++++ Input for this task

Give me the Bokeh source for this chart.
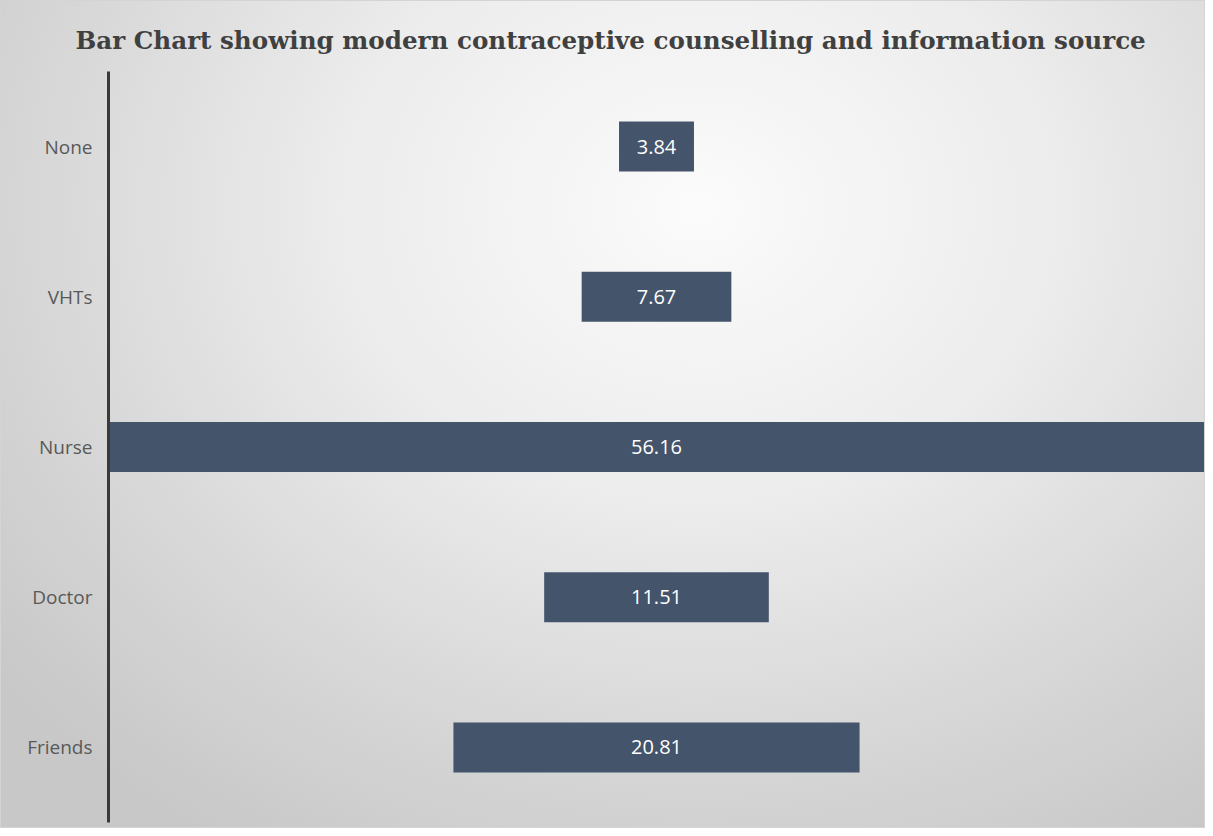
from bokeh.plotting import figure
from bokeh.models import ColumnDataSource, FactorRange, Range1d
from bokeh.core.properties import value
from bokeh.embed import file_html
from bokeh.resources import INLINE

# Data
categories = ["None", "VHTs", "Nurse", "Doctor", "Friends"]
percentages = [3.84, 7.67, 56.16, 11.51, 20.81]
labels = ["3.84", "7.67", "56.16", "11.51", "20.81"]

half_max = max(percentages) / 2.0

source = ColumnDataSource(dict(
    cat=categories,
    val=percentages,
    left=[-v / 2.0 for v in percentages],
    right=[v / 2.0 for v in percentages],
    mid=[0.0 for _ in percentages],
    lab=labels,
))

p = figure(
    width=1205, height=828,
    y_range=FactorRange(factors=list(reversed(categories))),
    x_range=Range1d(-half_max, half_max),
    output_backend="svg", toolbar_location=None,
    min_border_left=107, min_border_right=2, min_border_top=70, min_border_bottom=7,
)

p.title.text = "Bar Chart showing modern contraceptive counselling and information source"
p.title.align = "left"
p.title.offset = -33
p.title.text_font = "DejaVu Serif"
p.title.text_font_style = "bold"
p.title.text_font_size = "24.6px"
p.title.text_color = "#404040"
p.title.standoff = 34

p.styles = {
    "background": "radial-gradient(ellipse 75% 90% at 58% 25%, #fbfbfb 0%, #ececec 40%, #d6d6d6 75%, #c8c8c8 100%)",
    "border": "1px solid #d4d4d4",
}
p.border_fill_alpha = 0
p.background_fill_alpha = 0
p.outline_line_color = None

p.hbar(y="cat", left="left", right="right", height=0.333, source=source,
       fill_color="#44546a", line_color=None)

p.text(x="mid", y="cat", text="lab", source=source,
       text_align="center", text_baseline="middle",
       text_color="white", text_font=value("Open Sans"), text_font_size="20px")

p.xaxis.visible = False
p.xgrid.visible = False
p.ygrid.visible = False

p.yaxis.axis_line_color = "#3a3a3a"
p.yaxis.axis_line_width = 3
p.yaxis.major_tick_line_color = None
p.yaxis.minor_tick_line_color = None
p.yaxis.major_label_text_font = "Open Sans"
p.yaxis.major_label_text_font_size = "19px"
p.yaxis.major_label_text_color = "#595959"
p.yaxis.major_label_standoff = 10

open("out.html", "w").write(file_html(p, INLINE))
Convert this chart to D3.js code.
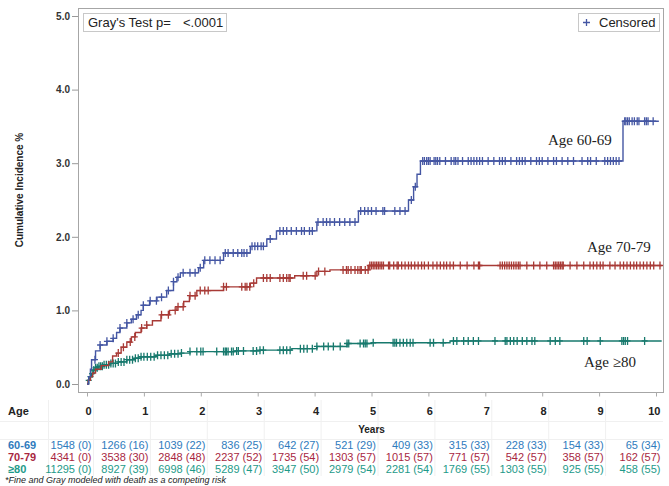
<!DOCTYPE html>
<html><head><meta charset="utf-8">
<script src="https://cdn.jsdelivr.net/npm/d3@7"></script>
<style>body{margin:0;background:#fff}svg{display:block}</style>
</head><body><svg id="c" width="669" height="486"></svg>
<script>
// ---------- DATA ----------
const years = [0,1,2,3,4,5,6,7,8,9,10];
const yTicks = [0,1,2,3,4,5];
const groups = ["60-69","70-79","≥80"];
const curveLabels = ["Age 60-69","Age 70-79","Age ≥80"];

// 60-69 cumulative incidence steps (time, value %)
const t6069 = [0.03,0.06,0.08,0.15,0.23,0.35,0.46,0.52,0.58,0.70,0.78,0.87,0.95,0.99,1.10,1.23,1.40,1.52,1.58,1.64,1.96,2.05,2.40,2.87,3.16,3.33,4.04,4.77,5.65,5.74,5.80,5.86,9.42];
const v6069 = [0.10,0.20,0.33,0.45,0.53,0.58,0.62,0.70,0.76,0.83,0.88,0.94,1.00,1.07,1.13,1.18,1.27,1.39,1.45,1.51,1.58,1.68,1.78,1.87,1.97,2.08,2.20,2.35,2.50,2.68,2.85,3.03,3.57];
const end6069 = 10.05;
const c6069 = [0.14,0.23,0.35,0.46,0.58,0.70,0.81,0.90,0.99,1.11,1.22,1.31,1.43,1.52,1.60,1.69,1.81,1.90,1.99,2.07,2.16,2.25,2.34,2.43,2.48,2.57,2.65,2.72,2.76,2.81,2.90,2.95,3.00,3.06,3.10,3.22,3.39,3.45,3.51,3.59,3.68,3.77,3.82,3.91,3.96,4.06,4.15,4.21,4.27,4.35,4.44,4.53,4.62,4.71,4.81,4.88,4.94,5.00,5.08,5.20,5.23,5.41,5.50,5.59,5.70,5.77,5.90,5.93,5.97,6.00,6.03,6.10,6.13,6.16,6.20,6.30,6.40,6.45,6.48,6.52,6.60,6.70,6.75,6.80,6.85,6.90,6.95,7.05,7.15,7.25,7.30,7.35,7.45,7.55,7.60,7.65,7.70,7.80,7.90,7.95,8.00,8.10,8.20,8.25,8.35,8.45,8.55,8.70,8.80,8.85,8.95,9.10,9.15,9.20,9.25,9.30,9.35,9.45,9.47,9.50,9.53,9.58,9.62,9.67,9.70,9.80,9.83,9.86,9.95];

// 70-79
const t7079 = [0.02,0.06,0.10,0.15,0.25,0.38,0.45,0.52,0.60,0.70,0.78,0.85,0.95,1.05,1.15,1.30,1.45,1.58,1.70,1.80,1.93,2.40,2.87,2.98,3.65,4.04,4.27,4.95];
const v7079 = [0.05,0.10,0.15,0.20,0.25,0.30,0.38,0.42,0.50,0.57,0.64,0.70,0.76,0.80,0.86,0.94,1.00,1.05,1.12,1.20,1.27,1.32,1.37,1.44,1.47,1.53,1.55,1.61];
const end7079 = 10.1;
const c7079 = [0.55,0.64,0.76,0.84,0.96,1.05,1.31,1.43,1.55,1.60,1.69,1.81,1.90,1.99,2.07,2.13,2.40,2.45,2.72,2.78,2.81,2.86,2.93,3.10,3.16,3.22,3.39,3.45,3.51,3.55,3.57,3.80,3.86,4.01,4.07,4.18,4.50,4.56,4.59,4.64,4.71,4.76,4.80,4.82,4.89,4.94,4.97,5.00,5.03,5.06,5.09,5.12,5.15,5.18,5.21,5.30,5.32,5.39,5.45,5.47,5.53,5.59,5.65,5.70,5.76,5.82,5.88,5.93,6.00,6.08,6.15,6.21,6.27,6.32,6.38,6.44,6.56,6.68,6.80,6.88,6.90,7.26,7.30,7.34,7.38,7.42,7.46,7.50,7.54,7.58,7.61,7.73,7.85,7.96,8.08,8.20,8.23,8.26,8.29,8.32,8.35,8.37,8.49,8.61,8.73,8.84,8.90,8.96,9.02,9.07,9.19,9.28,9.37,9.43,9.49,9.55,9.61,9.66,9.72,9.78,9.84,9.90,9.96,10.07];

// ≥80
const t80 = [0.02,0.05,0.08,0.11,0.15,0.20,0.29,0.40,0.55,0.70,0.85,0.95,1.20,1.45,1.64,1.81,2.60,3.04,3.60,4.04,4.57,5.00,6.38];
const v80 = [0.05,0.10,0.14,0.19,0.22,0.24,0.26,0.28,0.30,0.33,0.35,0.37,0.39,0.41,0.42,0.44,0.45,0.46,0.48,0.51,0.55,0.56,0.585];
const end80 = 10.1;
const c80 = [0.03,0.06,0.09,0.12,0.15,0.18,0.21,0.24,0.27,0.30,0.34,0.38,0.42,0.46,0.50,0.55,0.60,0.65,0.70,0.75,0.80,0.85,0.90,0.95,1.00,1.06,1.12,1.18,1.24,1.30,1.36,1.42,1.48,1.54,1.60,1.66,1.81,1.93,2.00,2.04,2.28,2.40,2.43,2.45,2.48,2.54,2.57,2.63,2.66,2.75,2.92,2.98,3.04,3.10,3.39,3.45,3.51,3.57,3.75,3.81,3.87,3.96,4.04,4.16,4.24,4.33,4.45,4.57,4.60,4.80,4.86,4.89,4.92,5.03,5.38,5.41,5.44,5.50,5.56,5.62,5.68,5.73,6.03,6.09,6.26,6.44,6.50,6.62,6.70,6.79,6.88,7.17,7.35,7.38,7.44,7.50,7.56,7.65,7.73,7.82,7.87,8.14,8.23,8.31,8.73,8.79,9.02,9.40,9.43,9.46,9.50,9.80];

// number at risk (events)
const risk6069 = ["1548 (0)","1266 (16)","1039 (22)","836 (25)","642 (27)","521 (29)","409 (33)","315 (33)","228 (33)","154 (33)","65 (34)"];
const risk7079 = ["4341 (0)","3538 (30)","2848 (48)","2237 (52)","1735 (54)","1303 (57)","1015 (57)","771 (57)","542 (57)","358 (57)","162 (57)"];
const risk80   = ["11295 (0)","8927 (39)","6998 (46)","5289 (47)","3947 (50)","2979 (54)","2281 (54)","1769 (55)","1303 (55)","925 (55)","458 (55)"];

// ---------- CHART ----------
const svg = d3.select("#c");
const frame = {l:78, t:8, r:663, b:392};
const x = d3.scaleLinear().domain([0,10]).range([87,656]);
const y = d3.scaleLinear().domain([0,5]).range([384,16]);

const curveColors = ["#4456a3","#a83a36","#17796d"];
const tableColors = ["#2f7bbd","#a8273f","#1e9a89"];

// frame
svg.append("rect").attr("x",frame.l+0.5).attr("y",frame.t+0.5)
  .attr("width",frame.r-frame.l).attr("height",frame.b-frame.t)
  .attr("fill","none").attr("stroke","#a6a6a6").attr("stroke-width",1);

// y axis
const yAxis = d3.axisLeft(y).tickValues(yTicks).tickFormat(d3.format(".1f")).tickSize(6).tickPadding(2);
const gy = svg.append("g").attr("transform",`translate(${frame.l},0)`).call(yAxis);
gy.select(".domain").remove();
gy.selectAll("line").attr("stroke","#999");
gy.selectAll("text").attr("font-family","Liberation Sans, Arial, sans-serif").attr("font-size",10).attr("font-weight","bold").attr("fill","#333");

svg.append("text").attr("transform","translate(23,190) rotate(-90)")
  .attr("text-anchor","middle").attr("font-family","Liberation Sans, Arial, sans-serif")
  .attr("font-size",10).attr("font-weight","bold").attr("fill","#222").text("Cumulative Incidence %");

// x axis ticks (labels go into the table header)
const xAxis = d3.axisBottom(x).tickValues(years).tickSize(4).tickFormat("");
const gx = svg.append("g").attr("transform",`translate(0,${frame.b+0.5})`).call(xAxis);
gx.select(".domain").remove();
gx.selectAll("line").attr("stroke","#aaa");

// curves
const series = [
  {t:t6069, v:v6069, end:end6069, c:c6069},
  {t:t7079, v:v7079, end:end7079, c:c7079},
  {t:t80,   v:v80,   end:end80,   c:c80}
];
const line = d3.line().x(d=>x(d[0])).y(d=>y(d[1])).curve(d3.curveStepAfter);
function valueAt(s, tt){
  let val = 0;
  for(let i=0;i<s.t.length;i++){ if(s.t[i] <= tt) val = s.v[i]; }
  return val;
}
[2,1,0].forEach(i=>{
  const s = series[i];
  const pts = [[0,0]];
  s.t.forEach((tt,k)=>pts.push([tt,s.v[k]]));
  pts.push([s.end, s.v[s.v.length-1]]);
  const g = svg.append("g");
  g.append("path").attr("d",line(pts)).attr("fill","none")
   .attr("stroke",curveColors[i]).attr("stroke-width",1.4);
  g.selectAll("path.cm").data(s.c).join("path").attr("class","cm")
   .attr("d",d=>{const px=x(d), py=y(valueAt(s,d)); return `M${px-3},${py}H${px+3}M${px},${py-4}V${py+4}`;})
   .attr("stroke",curveColors[i]).attr("stroke-width",1.3).attr("fill","none");
});

// curve labels
const labelPos = [[548,145],[587,252],[584,367]];
curveLabels.forEach((txt,i)=>{
  svg.append("text").attr("x",labelPos[i][0]).attr("y",labelPos[i][1])
    .attr("font-family","Liberation Serif, Times New Roman, serif").attr("font-size",15)
    .attr("fill","#222").text(txt);
});

// legend boxes
svg.append("rect").attr("x",83.5).attr("y",13.5).attr("width",143).attr("height",18)
  .attr("fill","#fff").attr("stroke","#c8c8c8");
svg.append("text").attr("x",88).attr("y",27).attr("font-family","Liberation Sans, Arial, sans-serif")
  .attr("font-size",13).attr("fill","#222").text("Gray's Test p=");
svg.append("text").attr("x",183).attr("y",27).attr("font-family","Liberation Sans, Arial, sans-serif")
  .attr("font-size",13).attr("fill","#222").text("<.0001");

svg.append("rect").attr("x",578.5).attr("y",13.5).attr("width",81).attr("height",18)
  .attr("fill","#fff").attr("stroke","#c8c8c8");
svg.append("path").attr("d","M583,22.5H590M586.5,19V26").attr("stroke",curveColors[0]).attr("stroke-width",1.3);
svg.append("text").attr("x",599).attr("y",27).attr("font-family","Liberation Sans, Arial, sans-serif")
  .attr("font-size",13).attr("fill","#222").text("Censored");

// ---------- TABLE ----------
const tf = "Liberation Sans, Arial, sans-serif";
const grid = svg.append("g").attr("stroke","#f0f0f0").attr("stroke-width",1);
[48].concat(years.slice(0,10).map(d=>x(d)+6)).forEach(px=>{
  grid.append("line").attr("x1",px+0.5).attr("x2",px+0.5).attr("y1",400).attr("y2",476);
});
[421,439].forEach(py=>grid.append("line").attr("x1",0).attr("x2",663).attr("y1",py+0.5).attr("y2",py+0.5));

svg.append("text").attr("x",8).attr("y",415).attr("font-family",tf).attr("font-size",11)
  .attr("font-weight","bold").attr("fill","#222").text("Age");
svg.selectAll("text.hdr").data(years).join("text").attr("class","hdr")
  .attr("x",d=>x(d)+4.5).attr("y",415).attr("text-anchor","end")
  .attr("font-family",tf).attr("font-size",11).attr("font-weight","bold").attr("fill","#222").text(d=>d);
svg.append("text").attr("x",x(5)).attr("y",433).attr("text-anchor","middle").attr("font-family",tf)
  .attr("font-size",10).attr("font-weight","bold").attr("fill","#222").text("Years");

const rows = [risk6069, risk7079, risk80];
const rowY = [449,461,473];
rows.forEach((r,i)=>{
  svg.append("text").attr("x",8).attr("y",rowY[i]).attr("font-family",tf).attr("font-size",11)
    .attr("font-weight","bold").attr("fill",tableColors[i]).text(groups[i]);
  svg.selectAll(`text.r${i}`).data(r).join("text").attr("class",`r${i}`)
    .attr("x",(d,k)=>x(years[k])+4.5).attr("y",rowY[i]).attr("text-anchor","end")
    .attr("font-family",tf).attr("font-size",11).attr("fill",tableColors[i]).text(d=>d);
});
svg.append("text").attr("x",5).attr("y",483).attr("font-family",tf).attr("font-size",9)
  .attr("font-style","italic").attr("fill","#222").text("*Fine and Gray modeled with death as a competing risk");
</script></body></html>
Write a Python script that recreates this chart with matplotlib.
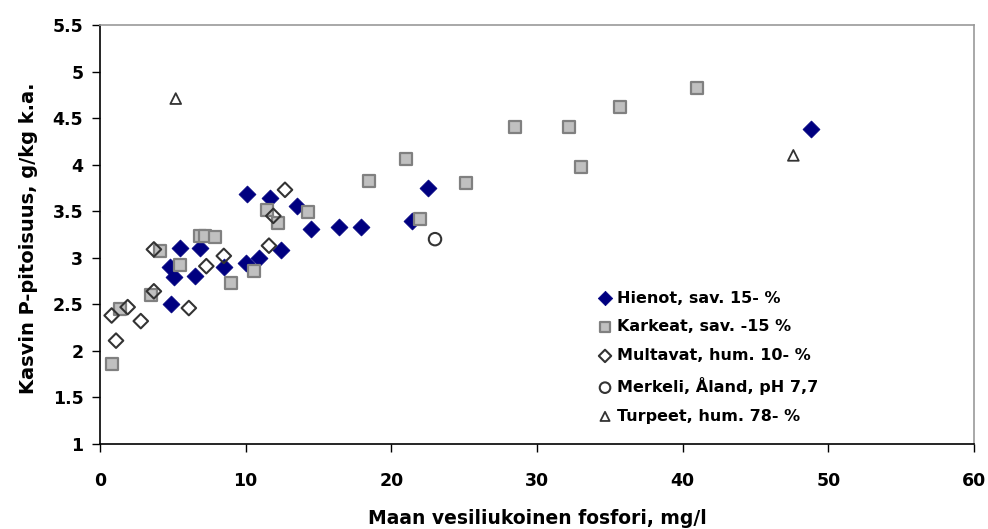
import matplotlib
matplotlib.use("Agg")
import matplotlib.pyplot as plt

plt.rcParams['font.family'] = ['DejaVu Sans']
plt.rcParams['font.weight'] = 'bold'

# Hienot, sav. 15- %
hienot_x = [10.1, 11.7, 13.5, 14.5, 16.4, 17.9, 5.5, 6.9, 4.8, 5.1, 6.5, 8.5,
            10.0, 10.9, 12.4, 4.9, 22.5, 21.4, 48.8]
hienot_y = [3.69, 3.64, 3.56, 3.31, 3.33, 3.33, 3.11, 3.11, 2.90, 2.79, 2.80, 2.90,
            2.94, 3.00, 3.08, 2.50, 3.75, 3.40, 4.38]

# Karkeat, sav. -15 %
karkeat_x = [11.5, 14.3, 12.2, 6.9, 7.2, 7.9, 4.1, 5.5, 9.0, 10.6, 3.5, 1.4, 0.8,
             18.5, 21.0, 22.0, 41.0, 35.7, 28.5, 32.2, 33.0, 25.1]
karkeat_y = [3.51, 3.49, 3.37, 3.23, 3.23, 3.22, 3.07, 2.92, 2.73, 2.86, 2.60, 2.45, 1.86,
             3.82, 4.06, 3.42, 4.82, 4.62, 4.40, 4.41, 3.98, 3.80]

# Multavat, hum. 10- %
multavat_x = [12.7, 11.9, 11.6, 8.5, 7.3, 3.7, 3.7, 6.1, 1.9, 0.8, 2.8, 1.1]
multavat_y = [3.73, 3.45, 3.13, 3.02, 2.91, 3.09, 2.64, 2.46, 2.47, 2.38, 2.32, 2.11]

# Merkeli, Åland, pH 7,7
merkeli_x = [23.0]
merkeli_y = [3.20]

# Turpeet, hum. 78- %
turpeet_x = [5.2, 47.6]
turpeet_y = [4.71, 4.10]

fig = plt.figure(figsize=(9.88, 5.29), dpi=100)
ax = fig.add_axes([0.1012, 0.1607, 0.8846, 0.792])

ax.scatter(hienot_x, hienot_y, marker='D', s=75, c='#000080', edgecolors='#000080',
           linewidths=0.5, label='Hienot, sav. 15- %', zorder=3)
ax.scatter(karkeat_x, karkeat_y, marker='s', s=85, c='#c0c0c0', edgecolors='#808080',
           linewidths=1.6, label='Karkeat, sav. -15 %', zorder=3)
ax.scatter(multavat_x, multavat_y, marker='D', s=55, facecolors='none', edgecolors='#333333',
           linewidths=1.5, label='Multavat, hum. 10- %', zorder=4)
ax.scatter(merkeli_x, merkeli_y, marker='o', s=80, facecolors='none', edgecolors='#333333',
           linewidths=1.5, label='Merkeli, Åland, pH 7,7', zorder=4)
ax.scatter(turpeet_x, turpeet_y, marker='^', s=60, facecolors='none', edgecolors='#333333',
           linewidths=1.3, label='Turpeet, hum. 78- %', zorder=4)

ax.set_xlim(0, 60)
ax.set_ylim(1, 5.5)
ax.set_xticks([0, 10, 20, 30, 40, 50, 60])
ax.set_yticks([1, 1.5, 2, 2.5, 3, 3.5, 4, 4.5, 5, 5.5])
ax.set_yticklabels(['1', '1.5', '2', '2.5', '3', '3.5', '4', '4.5', '5', '5.5'])

for side in ['top', 'right']:
    ax.spines[side].set_color('#999999')
    ax.spines[side].set_linewidth(1.2)
for side in ['left', 'bottom']:
    ax.spines[side].set_color('black')
    ax.spines[side].set_linewidth(1.2)

ax.tick_params(axis='both', direction='out', length=6, width=1.0, labelsize=12.5, pad=6)
ax.tick_params(axis='x', pad=14)

ax.set_xlabel('Maan vesiliukoinen fosfori, mg/l', fontsize=13.5, fontweight='bold')
ax.set_ylabel('Kasvin P-pitoisuus, g/kg k.a.', fontsize=14, fontweight='bold')
ax.xaxis.set_label_coords(0.5, -0.155)
ax.yaxis.set_label_coords(-0.071, 0.49)

leg = ax.legend(loc='upper left', bbox_to_anchor=(0.571, 0.366), frameon=False,
                fontsize=11.5, handlelength=0.75, handletextpad=0.37,
                labelspacing=0.86, borderpad=0, borderaxespad=0, markerscale=0.85)

fig.savefig('out.png', dpi=100)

++++++++

◆ Written exercise:
Do not include pictures. Give again exactly the lines starting at the one with "Write a Python" and ending at the one with "2.94, 3.00, 3.08, 2.50, 3.75, 3.40, 4.38]", both included.

◆ Completed exercise:
Write a Python script that recreates this chart with matplotlib.
import matplotlib
matplotlib.use("Agg")
import matplotlib.pyplot as plt

plt.rcParams['font.family'] = ['DejaVu Sans']
plt.rcParams['font.weight'] = 'bold'

# Hienot, sav. 15- %
hienot_x = [10.1, 11.7, 13.5, 14.5, 16.4, 17.9, 5.5, 6.9, 4.8, 5.1, 6.5, 8.5,
            10.0, 10.9, 12.4, 4.9, 22.5, 21.4, 48.8]
hienot_y = [3.69, 3.64, 3.56, 3.31, 3.33, 3.33, 3.11, 3.11, 2.90, 2.79, 2.80, 2.90,
            2.94, 3.00, 3.08, 2.50, 3.75, 3.40, 4.38]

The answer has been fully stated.